I have a program in which in proc sql i need to use multiple where conditions  that is 

where 20 gt win1 lt 30 or 20 gt win2 lt 30 or 20 gt win3 lt 30................till win20.

 

Is there any way not to use multiple or conditions?

3 REPLIES 3
Kurt_Bremser
Super User

No. You'll have to code all separate conditions.
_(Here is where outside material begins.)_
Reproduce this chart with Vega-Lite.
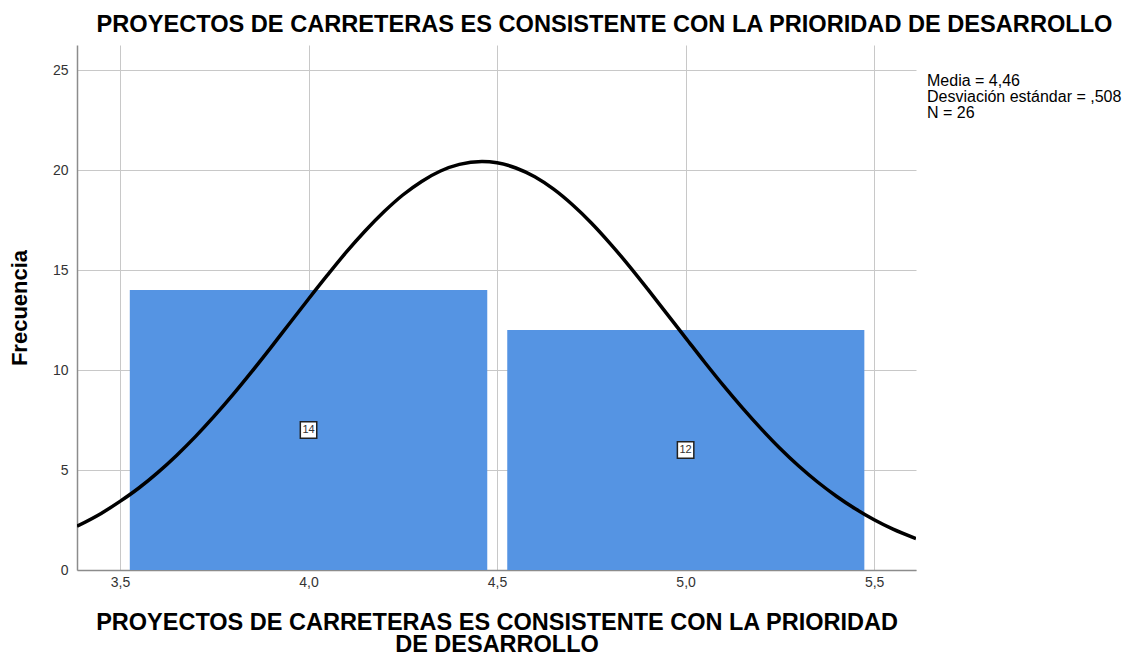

But you can automate that coding with macro preprocessing.

BTW,

20 gt win1 lt 30

is equivalent to

win1 lt 20

 

Shmuel
Garnet | Level 18

There are few ways to do it, but assuming the win should be in a range of values.

(See @Kurt_Bremser note):

 

1)

%macro chk;
       %do i=1 to 19;
           IF
          %str(  <limit1> le win&i le <limit2> or);
       %end;
          %str( <limit1> le win20 le <limit2>; );
    %mend;
     data want; /* or sql step */
        set have;
             %chk;
     run;

2) Use datasetep instead sql:

  

data want;
    set have;
      array winx win1 - win20;
      result = 0;
      do i=1 to 20;
           result = result or (<limit1> le winx(i) le <limit2>);
           if result = 1 then leave;  /* enough to find the first */
      end;
      if result = 1;
     drop result;
run;

        

RW9
Diamond | Level 26 RW9
Diamond | Level 26

There are always several ways to approach a problem.  Your main issue here is that your data is not modelled in a way that is easily programmable in SQL.  SQL was developed for relational databases, so this means lots of tables with unique data and id's linking them.  These tables were normalised - data going down the page rather than across.  Unfortunately nowadays a lot of "Excel thinking" has crept in and people are trying to code against transposed (goes across the page) data.  From what you post, if your data looked like this:

WIN_NO   RESULT

1                12

2                30

Your where clause would resolve to:

where RESULT between 20 and 30;

So you can see quite clearly that the major part of the process is the data modelling - this is almost always the case, arrange and process your data so the code that needs to run against it is a simple as possible - forget the "I have to use Excel for my output so can only work that way" and leave that for the final transpose and report procedures to deal with.